The battery decides how much amperage it accepts at the voltage reaching the battery terminals.
If the current was constant, then voltage would keep climbing once at high states of charge, well above 1, and most 12v batteries at 77f are to remain under 14.8v.
Knowing HOW much amperage is flowing into the battery, at that maximum allowed voltage, is extremely revealing as to battery health and state of charge, as when new that amperage at constant voltage, will taper relatively quickly to the point the battery can be considered fully charged.
When older the battery reaches absorption voltage at a lower state of charge and the amps take much much longer to taper to the level where the battery can be considered fully charged, yet most chargers will still do their egg timer thing and throw the green light and Joe Q ignorant believes the battery is fully charged, when it is not. Ieven if JQI is aware the battery is not fully charged, and tries to restart the charger, often it just quickly switches mack to maintenance voltage and undercharged it remains.
The Ammeter will show joe Q ignorant that is bells and whistles charger is not living upto its marketing claims.
Jimmy Q ignorant will just continue to believe a green light has their best interest in mind.
Ignorance is bliss.
If you can do some simple wire joinery, add one of these, or similar, into the output leads of the charger. Unless it has a temperature sensor on a batteyr clamp, will not affect the operation of the charger:
Power Analyzer - JZCreater Watt Meter Power Analyzer, High Precision RC with Digital LCD Screen for voltage (V) current (A) Power (W) Charge(Ah) and Energy (Wh) Measurement 130Amps - - Amazon.com
www.amazon.com
This device will record amp hours the charger returns to the battery, allowing one to infer how discharged their battery was
It will record the maximum amperage the charger delivered
it will show voltage, and amperage, and do the calculation to display wattage the battery is accepting at that voltage.
These wattmeters are imperfect under about 0.4 amps, usually reading about 0.15 amps too little and under 0.2 amps might read 0.0 amps, so they become less useful on smaller batteries which will taper well below this number when held at charging voltages for long enough. The wattmeters vry pretty widely in how well they do at low amperage, I've had some be pretty respectable, some totally dismissable under 0.6 amps
There re some other shunted ammeters available, with a larger external shunt which can handle 50 or 100 or 200 amps, but few have chargers capable of this much juice.
I have 2 versions of the wattmeter linked above with 8AWG leads, and 45 amp Anderson Powerpoles connectors, and have started my 5.2 liter v8 engine through them.
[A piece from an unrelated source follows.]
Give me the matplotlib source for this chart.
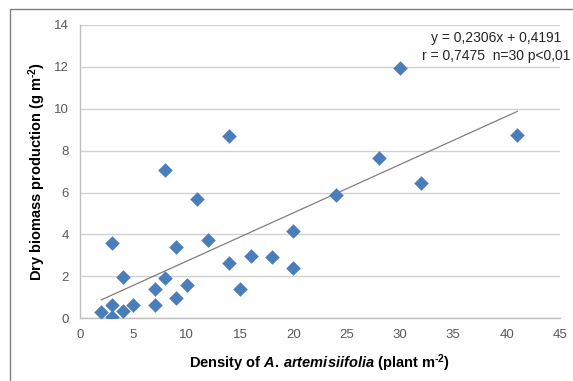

the 1.4KW starter motor(output) requires nearly 1800 watts of input. I also have a 100 amp adjustable voltage power supply and these wattmeters and their 45 amp connectors see over 50 amps continuous for upto a half hour so far, without issue
I applaud interest in knowing how much amperage a charger is delivering to the battery, and the max voltages the charger is allowing, and for how long they are allowed. I wish more members had this interest and would share data about what their specific charger is doing and then there could be a consensus which charger is actualy capable of delivering the battery to high states of charge before throwing the green light and reverting to a float/maintenance voltage, where very little if ANY additional charging occurs. It depends on the health of the battery, but sufficed to say a older battery held at 13.2v float, is not going to do much if any additional charging.
Actual data is key to judging whether a charger is doing a good job or not, but for 95% a green light and dazzling marketing jibberish, is more than good enough.